**WORK TO BE COMPLETED:** Exactly the lines from the one with "Rebuild this chart" through the one with "import seaborn as sns" should be returned, both ends included and nothing else. Omit any pictures.

**DATA EXCERPTS:**
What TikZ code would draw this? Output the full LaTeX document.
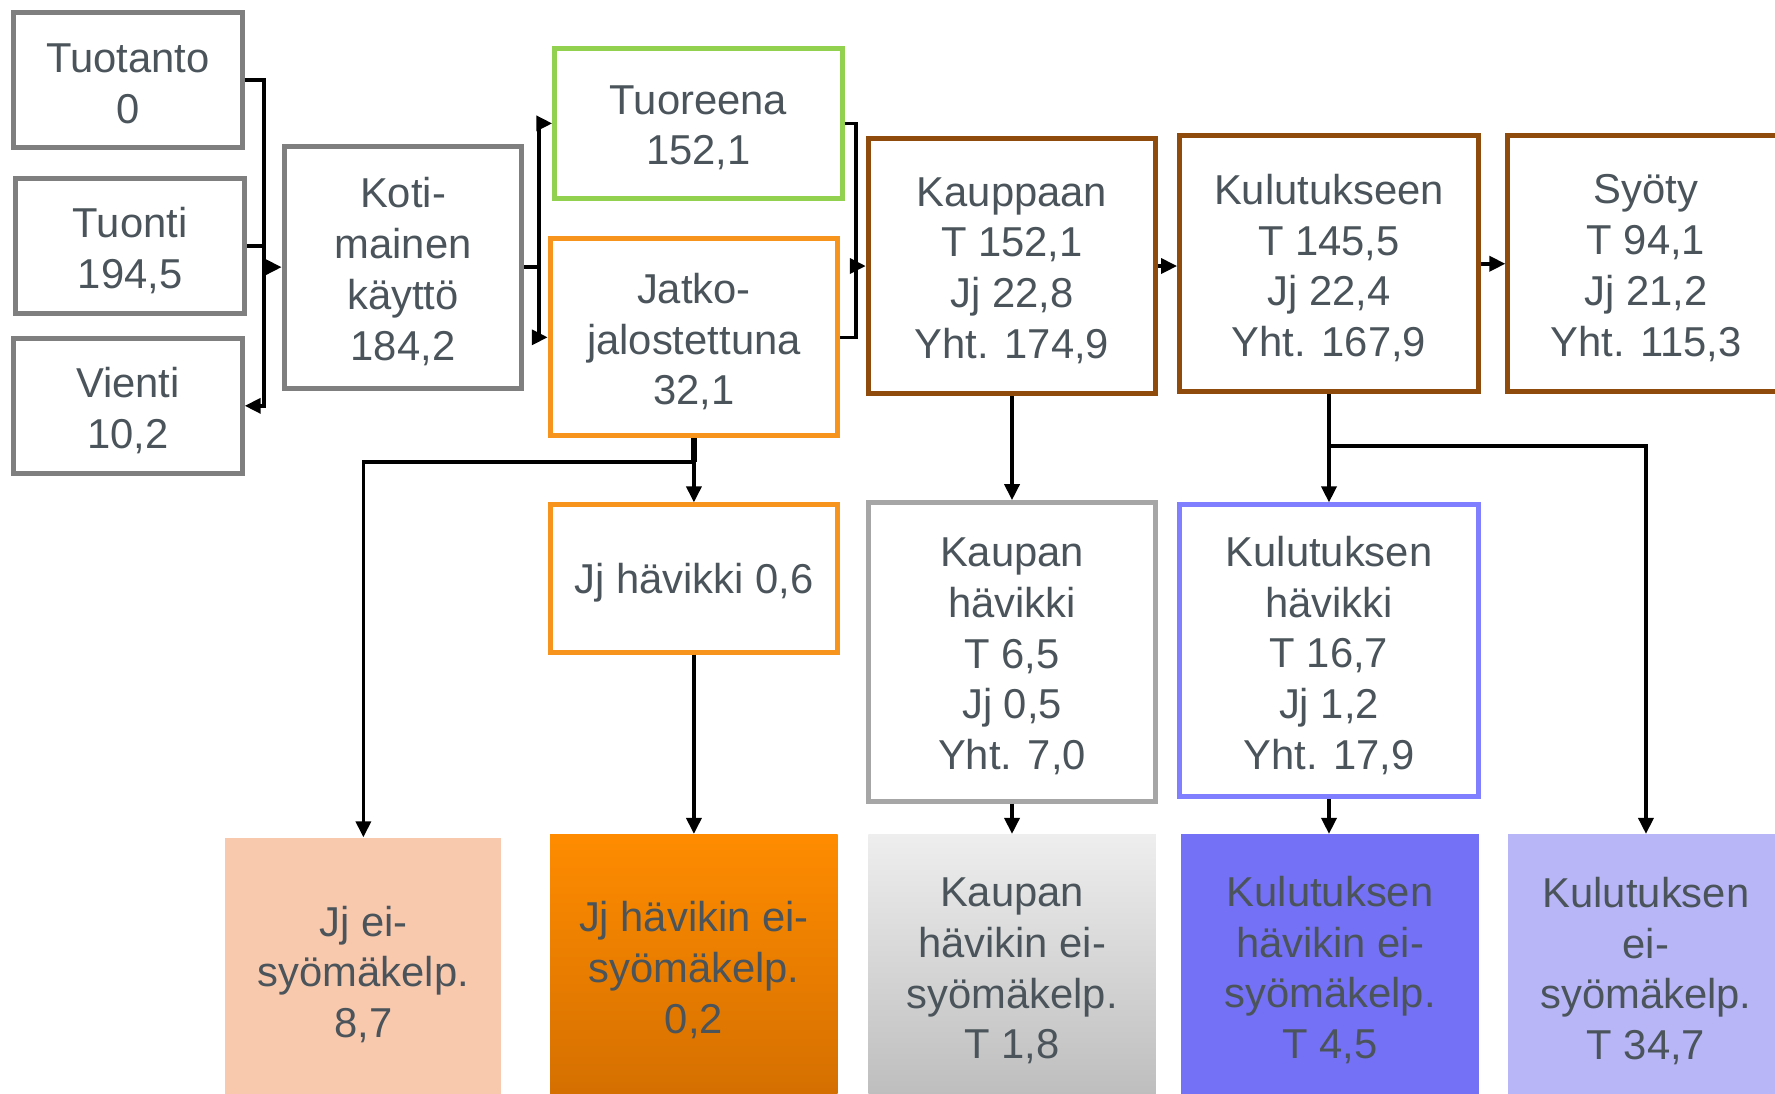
\documentclass[tikz,border=0pt]{standalone}
\usepackage{fontspec}
\setmainfont{Liberation Sans}
\usetikzlibrary{arrows.meta,shadings}
\definecolor{txtc}{HTML}{4A545A}
\definecolor{grayb}{HTML}{7F7F7F}
\definecolor{greenb}{HTML}{92D050}
\definecolor{orangeb}{HTML}{F7941D}
\definecolor{brownb}{HTML}{8E4B0B}
\definecolor{lgrayb}{HTML}{A6A6A6}
\definecolor{blueb}{HTML}{7F7FFF}
\definecolor{peach}{HTML}{F9C9AE}
\definecolor{orgtop}{HTML}{FF8C00}
\definecolor{orgbot}{HTML}{D46F00}
\definecolor{gtop}{HTML}{EEEEEE}
\definecolor{gbot}{HTML}{BDBDBD}
\definecolor{purp}{HTML}{7571F7}
\definecolor{lpurp}{HTML}{B9B6F8}
\newcommand\dtxt{\fontsize{21}{25.5}\selectfont}
\tikzset{
  lbl/.style={align=center, font=\dtxt, text=txtc, inner sep=0pt, yshift=-2.2pt},
  tx/.style={label={[lbl]center:{#1}}},
  box/.style={draw, line width=2.5pt, inner sep=0pt},
  fbox/.style={inner sep=0pt},
  wh/.style 2 args={minimum width=#1*0.02cm, minimum height=#2*0.02cm},
  ln/.style={line width=1.8pt, black},
  arr/.style={ln, -{Triangle[length=8pt,width=7.5pt]}},
}
\begin{document}
\begin{tikzpicture}[x=0.02cm,y=-0.02cm]
\useasboundingbox (0,0) rectangle (1568,966);
\clip (0,0) rectangle (1568,966);
% top row
\node[box, draw=grayb, wh={202}{119}, tx={Tuotanto\\0}] (tuotanto) at (113,70.5) {};
\node[box, draw=grayb, wh={202}{119}, tx={Tuonti\\194,5}] (tuonti) at (115,217.5) {};
\node[box, draw=grayb, wh={202}{119}, tx={Vienti\\10,2}] (vienti) at (113,358.5) {};
\node[box, draw=grayb, wh={210}{214}, tx={Koti-\\mainen\\käyttö\\184,2}] (koti) at (356,236) {};
\node[box, draw=greenb, wh={254}{132}, tx={Tuoreena\\152,1}] (tuoreena) at (617,109) {};
\node[box, draw=orangeb, wh={254}{174}, tx={Jatko-\\jalostettuna\\32,1}] (jatko) at (613,298) {};
\node[box, draw=brownb, wh={254}{226}, tx={Kauppaan\\T 152,1\\Jj 22,8\\Yht. 174,9}] (kauppaan) at (894,235) {};
\node[box, draw=brownb, wh={264}{226}, tx={Kulutukseen\\T 145,5\\Jj 22,4\\Yht. 167,9}] (kulut) at (1174,233) {};
\node[box, draw=brownb, wh={244}{226}, tx={Syöty\\T 94,1\\Jj 21,2\\Yht. 115,3}] (syoty) at (1454,233) {};
% middle row
\node[box, draw=orangeb, wh={254}{130}, tx={Jj hävikki 0,6}] (jjhav) at (613,511) {};
\node[box, draw=lgrayb, wh={254}{264}, tx={Kaupan\\hävikki\\T 6,5\\Jj 0,5\\Yht. 7,0}] (kauphav) at (894,576) {};
\node[box, draw=blueb, wh={264}{258}, tx={Kulutuksen\\hävikki\\T 16,7\\Jj 1,2\\Yht. 17,9}] (kulhav) at (1174,575) {};
% bottom row
\node[fbox, fill=peach, wh={244}{234}, tx={Jj ei-\\syömäkelp.\\8,7}] (jjei) at (321,857) {};
\node[fbox, top color=orgtop, bottom color=orgbot, wh={254}{232}, tx={Jj hävikin ei-\\syömäkelp.\\0,2}] (jjhavei) at (613,853) {};
\node[fbox, top color=gtop, bottom color=gbot, wh={254}{234}, tx={Kaupan\\hävikin ei-\\syömäkelp.\\T 1,8}] (kauphavei) at (894,854) {};
\node[fbox, fill=purp, wh={263}{232}, tx={Kulutuksen\\hävikin ei-\\syömäkelp.\\T 4,5}] (kulhavei) at (1175,853) {};
\node[fbox, fill=lpurp, wh={244}{234}, tx={Kulutuksen\\ei-\\syömäkelp.\\T 34,7}] (kulei) at (1454,854) {};
% junction coordinates
\coordinate (j1) at (233,0);
\coordinate (j2) at (476,0);
\coordinate (j3) at (756,0);
\coordinate (j4) at (613,408);
\coordinate (j5) at (1174,394);
% connectors
\draw[arr] (tuotanto.east) -- (tuotanto.east -| j1) -- (vienti.east -| j1) -- (vienti.east);
\draw[ln] (tuonti.east) -- (tuonti.east -| j1);
\draw[arr] (koti.west -| j1) -- (koti.west);
\draw[ln] (koti.east) -- (koti.east -| j2);
\draw[arr] (koti.east -| j2) |- (tuoreena.west);
\draw[arr] (koti.east -| j2) |- (jatko.west);
\draw[arr] (tuoreena.east) -| (j3 |- kauppaan.west) -- (kauppaan.west);
\draw[ln] (jatko.east) -| (j3 |- kauppaan.west);
\draw[arr] (kauppaan.east) -- (kauppaan.east -| kulut.west);
\draw[arr] (kulut.east) -- (kulut.east -| syoty.west);
\draw[line width=3pt] (jatko.south) -- (j4);
\draw[arr] (jatko.south) -- (jjhav.north);
\draw[arr] (j4) -| (jjei.north);
\draw[arr] (jjhav.south) -- (jjhavei.north);
\draw[arr] (kauppaan.south) -- (kauphav.north);
\draw[arr] (kauphav.south) -- (kauphavei.north);
\draw[arr] (kulut.south) -- (kulhav.north);
\draw[arr] (j5) -| (kulei.north);
\draw[arr] (kulhav.south) -- (kulhav.south |- kulhavei.north);
\end{tikzpicture}
\end{document}
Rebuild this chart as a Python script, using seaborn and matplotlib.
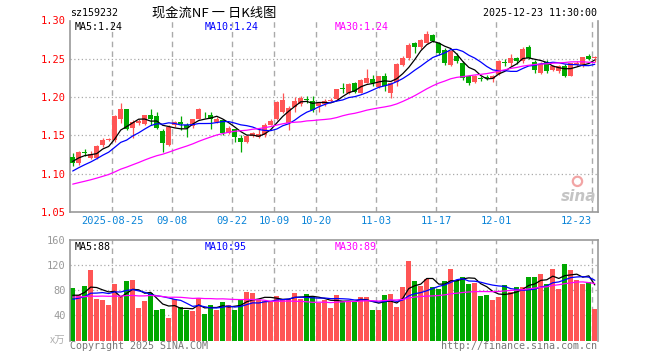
import numpy as np
import pandas as pd
import matplotlib
matplotlib.use("Agg")
import matplotlib.pyplot as plt
import seaborn as sns

# daily bars, 2025-08-14 .. 2025-12-23 (88 trading days)
opens = [1.122, 1.114, 1.128, 1.121, 1.121, 1.137, 1.144, 1.144, 1.171, 1.184,
         1.160, 1.166, 1.165, 1.176, 1.175, 1.156, 1.137, 1.163, 1.168, 1.164,
         1.162, 1.172, 1.177, 1.176, 1.168, 1.170, 1.153, 1.158, 1.147, 1.142,
         1.149, 1.148, 1.150, 1.164, 1.172, 1.181, 1.166, 1.187, 1.191, 1.197,
         1.195, 1.188, 1.191, 1.195, 1.197, 1.212, 1.206, 1.218, 1.206, 1.219,
         1.223, 1.213, 1.227, 1.205, 1.220, 1.242, 1.251, 1.271, 1.265, 1.271,
         1.281, 1.271, 1.262, 1.242, 1.254, 1.244, 1.227, 1.220, 1.225, 1.226,
         1.224, 1.230, 1.245, 1.244, 1.251, 1.247, 1.266, 1.246, 1.232, 1.246,
         1.236, 1.234, 1.241, 1.228, 1.242, 1.240, 1.254, 1.251]
highs = [1.127, 1.130, 1.132, 1.129, 1.137, 1.146, 1.147, 1.176, 1.192, 1.185,
         1.170, 1.172, 1.177, 1.184, 1.180, 1.158, 1.163, 1.169, 1.175, 1.166,
         1.172, 1.186, 1.181, 1.180, 1.174, 1.172, 1.162, 1.159, 1.150, 1.151,
         1.155, 1.158, 1.166, 1.171, 1.195, 1.205, 1.188, 1.200, 1.201, 1.202,
         1.202, 1.193, 1.197, 1.199, 1.211, 1.218, 1.218, 1.220, 1.223, 1.237,
         1.229, 1.228, 1.231, 1.220, 1.244, 1.254, 1.270, 1.272, 1.276, 1.286,
         1.283, 1.272, 1.264, 1.262, 1.257, 1.247, 1.229, 1.229, 1.228, 1.229,
         1.229, 1.248, 1.250, 1.256, 1.253, 1.265, 1.268, 1.249, 1.246, 1.248,
         1.242, 1.242, 1.243, 1.245, 1.247, 1.253, 1.256, 1.254]
lows = [1.110, 1.112, 1.123, 1.119, 1.119, 1.135, 1.143, 1.141, 1.166, 1.157,
        1.146, 1.163, 1.163, 1.164, 1.158, 1.128, 1.136, 1.161, 1.157, 1.148,
        1.160, 1.171, 1.173, 1.158, 1.166, 1.151, 1.152, 1.141, 1.128, 1.140,
        1.148, 1.146, 1.148, 1.163, 1.170, 1.179, 1.157, 1.180, 1.188, 1.192,
        1.180, 1.180, 1.188, 1.193, 1.196, 1.206, 1.204, 1.205, 1.205, 1.218,
        1.214, 1.212, 1.208, 1.199, 1.215, 1.240, 1.249, 1.257, 1.263, 1.270,
        1.272, 1.255, 1.242, 1.240, 1.245, 1.222, 1.216, 1.218, 1.221, 1.222,
        1.220, 1.229, 1.241, 1.241, 1.243, 1.245, 1.250, 1.232, 1.230, 1.232,
        1.234, 1.232, 1.226, 1.227, 1.240, 1.239, 1.249, 1.246]
closes = [1.114, 1.128, 1.127, 1.126, 1.136, 1.144, 1.145, 1.175, 1.185, 1.159,
          1.168, 1.169, 1.176, 1.171, 1.160, 1.140, 1.161, 1.167, 1.165, 1.160,
          1.171, 1.184, 1.176, 1.172, 1.172, 1.153, 1.160, 1.148, 1.142, 1.149,
          1.153, 1.152, 1.164, 1.169, 1.193, 1.196, 1.186, 1.195, 1.199, 1.196,
          1.183, 1.192, 1.195, 1.196, 1.210, 1.211, 1.217, 1.207, 1.222, 1.225,
          1.218, 1.227, 1.214, 1.218, 1.243, 1.251, 1.268, 1.265, 1.275, 1.283,
          1.273, 1.257, 1.244, 1.260, 1.247, 1.225, 1.218, 1.227, 1.224, 1.225,
          1.228, 1.247, 1.244, 1.251, 1.247, 1.263, 1.251, 1.235, 1.243, 1.234,
          1.240, 1.240, 1.228, 1.244, 1.245, 1.252, 1.250, 1.252]
# volume, unit 万
volumes = [83.5, 72.8, 86.0, 112.8, 66.4, 64.8, 56.8, 90.4, 68.5, 95.2,
           96.8, 52.5, 63.2, 75.5, 48.8, 50.4, 36.5, 66.4, 53.6, 48.8,
           47.2, 67.5, 42.4, 56.8, 48.8, 61.6, 56.8, 48.8, 63.7, 77.6,
           75.5, 64.8, 62.1, 63.2, 71.2, 66.4, 66.4, 75.5, 66.4, 74.4,
           69.0, 59.5, 64.8, 52.5, 72.8, 63.2, 61.0, 61.0, 70.0, 69.0,
           48.8, 48.8, 72.8, 74.4, 53.6, 85.6, 127.2, 95.2, 87.2, 98.4,
           85.6, 82.4, 95.2, 114.4, 96.8, 101.6, 90.4, 92.0, 71.2, 72.8,
           64.8, 69.0, 88.8, 78.0, 85.6, 85.6, 100.5, 100.5, 106.4, 90.4,
           114.4, 82.4, 122.4, 112.8, 96.0, 90.4, 93.0, 50.4]

# earlier closes / volumes, only used so the moving averages start where they do
close_hist = [1.070, 1.072, 1.068, 1.071, 1.074, 1.073, 1.076, 1.075, 1.078, 1.077,
              1.080, 1.079, 1.082, 1.081, 1.080, 1.083, 1.082, 1.085, 1.084, 1.086,
              1.085, 1.088, 1.090, 1.094, 1.098, 1.105, 1.112, 1.120, 1.129]
vol_hist = [62, 75, 88, 70, 58, 66, 81, 73, 64, 92, 77, 60, 55, 68, 84, 71, 63, 59, 74, 75,
            55, 62, 58, 64, 57, 72, 64, 70.5, 70]

tick_pos = [7, 17, 27, 34, 41, 51, 61, 71, 87]
tick_labels = ["2025-08-25", "09-08", "09-22", "10-09", "10-20", "11-03", "11-17", "12-01", "12-23"]
price_ticks = [1.05, 1.10, 1.15, 1.20, 1.25, 1.30]
vol_ticks = [40, 80, 120, 160]
ma_windows = [5, 10, 30]
ma_colors = ["black", "#0000ff", "#ff00ff"]
price_ma_text = ["MA5:1.24", "MA10:1.24", "MA30:1.24"]
vol_ma_text = ["MA5:88", "MA10:95", "MA30:89"]

sns.set_style("white")
plt.rcParams['font.family'] = ['DejaVu Sans Mono', 'Noto Sans CJK SC']

RED = '#ff5555'
GREEN = '#00a800'
GRID = '#aaaaaa'
SPINE = '#999999'
BLUE_TXT = '#0a84d8'
FS = 7.2

o = np.array(opens); h = np.array(highs); l = np.array(lows); c = np.array(closes)
v = np.array(volumes)
n = len(c)
x = np.arange(n)
colors = np.where(c >= o, RED, GREEN)

close_all = pd.Series(np.r_[close_hist, c])
vol_all = pd.Series(np.r_[vol_hist, v])
k = len(close_hist)
price_ma = [close_all.rolling(w).mean().to_numpy()[k:] for w in ma_windows]
vol_ma = [vol_all.rolling(w).mean().to_numpy()[k:] for w in ma_windows]

W, H = 660, 360
def rect(left, top, right, bottom):
    return [left / W, 1 - bottom / H, (right - left) / W, (bottom - top) / H]

fig = plt.figure(figsize=(6.6, 3.6), dpi=100)
ax = fig.add_axes(rect(70, 20.5, 597.5, 212))
axv = fig.add_axes(rect(70, 240, 597.5, 340.5))

# price panel
for y in price_ticks[1:-1]:
    ax.axhline(y, color=GRID, ls=(0, (1, 2)), lw=0.9, zorder=0)
for t in tick_pos:
    ax.axvline(t - 0.45, color=GRID, ls=(0, (4, 3)), lw=1.0, zorder=0)
ax.vlines(x, l, h, colors=colors, lw=0.9, zorder=2)
ax.bar(x, np.maximum(np.abs(c - o), 0.0012), bottom=np.minimum(o, c), width=0.78,
       color=colors, lw=0, zorder=3)
for ma, col in zip(price_ma, ma_colors):
    sns.lineplot(x=x, y=ma, color=col, lw=0.9, ax=ax, zorder=4)
ax.set_xlim(-0.45, n - 1 + 0.45)
ax.set_ylim(1.05, 1.30)
ax.set_xticks([])
ax.set_yticks(price_ticks)
ax.set_yticklabels([f"{p:.2f}" for p in price_ticks], color='#ff0000')
ax.tick_params(axis='y', length=0, pad=3, labelsize=7.5)
ax.set_xlabel(""); ax.set_ylabel("")
for s in ['left', 'right', 'bottom']:
    ax.spines[s].set_color(SPINE); ax.spines[s].set_linewidth(1.2)
ax.spines['top'].set_visible(False)

for t, lab in zip(tick_pos, tick_labels):
    ha = 'right' if t == tick_pos[-1] else 'center'
    ax.annotate(lab, xy=(t - 0.45, 0), xycoords=('data', 'axes fraction'),
                xytext=(0, -3), textcoords='offset points', ha=ha, va='top',
                fontsize=7.5, color=BLUE_TXT)

# sina watermark
ax.text(0.965, 0.04, "sina", transform=ax.transAxes, ha='center', va='bottom',
        fontsize=11, fontweight='bold', style='italic', color='#c4c4c4', family='DejaVu Sans')
ax.scatter([0.962], [0.16], transform=ax.transAxes, s=45, facecolor='none',
           edgecolor='#f2a5a5', lw=1.6, zorder=1)

# volume panel
for y in vol_ticks[:-1]:
    axv.axhline(y, color=GRID, ls=(0, (1, 2)), lw=0.9, zorder=0)
for t in tick_pos:
    axv.axvline(t - 0.45, color=GRID, ls=(0, (4, 3)), lw=1.0, zorder=0)
axv.bar(x, v, width=0.83, color=colors, lw=0, zorder=2)
for ma, col in zip(vol_ma, ma_colors):
    sns.lineplot(x=x, y=ma, color=col, lw=0.9, ax=axv, zorder=4)
axv.set_xlim(-0.45, n - 1 + 0.45)
axv.set_ylim(0, 160)
axv.set_xticks([])
axv.set_yticks(vol_ticks)
axv.set_yticklabels([str(t) for t in vol_ticks], color='#999999')
axv.tick_params(axis='y', length=0, pad=3, labelsize=7.5)
axv.set_xlabel(""); axv.set_ylabel("")
for s in ['left', 'right', 'top']:
    axv.spines[s].set_color(SPINE); axv.spines[s].set_linewidth(1.2)
axv.spines['bottom'].set_visible(False)
axv.text(-0.008, 0.0, "x万", transform=axv.transAxes, ha='right', va='center',
         fontsize=7.5, color='#b0b0b0', family=['Noto Sans CJK SC', 'DejaVu Sans'])

# header and labels
def ftext(px, py, s, **kw):
    fig.text(px / W, 1 - py / H, s, **kw)

ftext(70, 13, "sz159232", ha='left', va='center', fontsize=FS, color='black')
ftext(214, 13, "现金流NF 一 日K线图", ha='center', va='center', fontsize=9.5,
      color='black', family=['Noto Sans CJK SC', 'DejaVu Sans'])
ftext(597, 13, "2025-12-23 11:30:00", ha='right', va='center', fontsize=FS, color='black')
for px, s, col in zip([75, 205, 335], price_ma_text, ma_colors):
    ftext(px, 27, s, ha='left', va='center', fontsize=FS, color=col)
for px, s, col in zip([75, 205, 335], vol_ma_text, ma_colors):
    ftext(px, 247, s, ha='left', va='center', fontsize=FS, color=col)
ftext(70, 346, "Copyright 2025 SINA.COM", ha='left', va='center', fontsize=FS, color='#777777')
ftext(597, 346, "http://finance.sina.com.cn", ha='right', va='center', fontsize=FS, color='#777777')

fig.savefig("out.png", dpi=100)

**COMPLETED EXERCISE:**
Rebuild this chart as a Python script, using seaborn and matplotlib.
import numpy as np
import pandas as pd
import matplotlib
matplotlib.use("Agg")
import matplotlib.pyplot as plt
import seaborn as sns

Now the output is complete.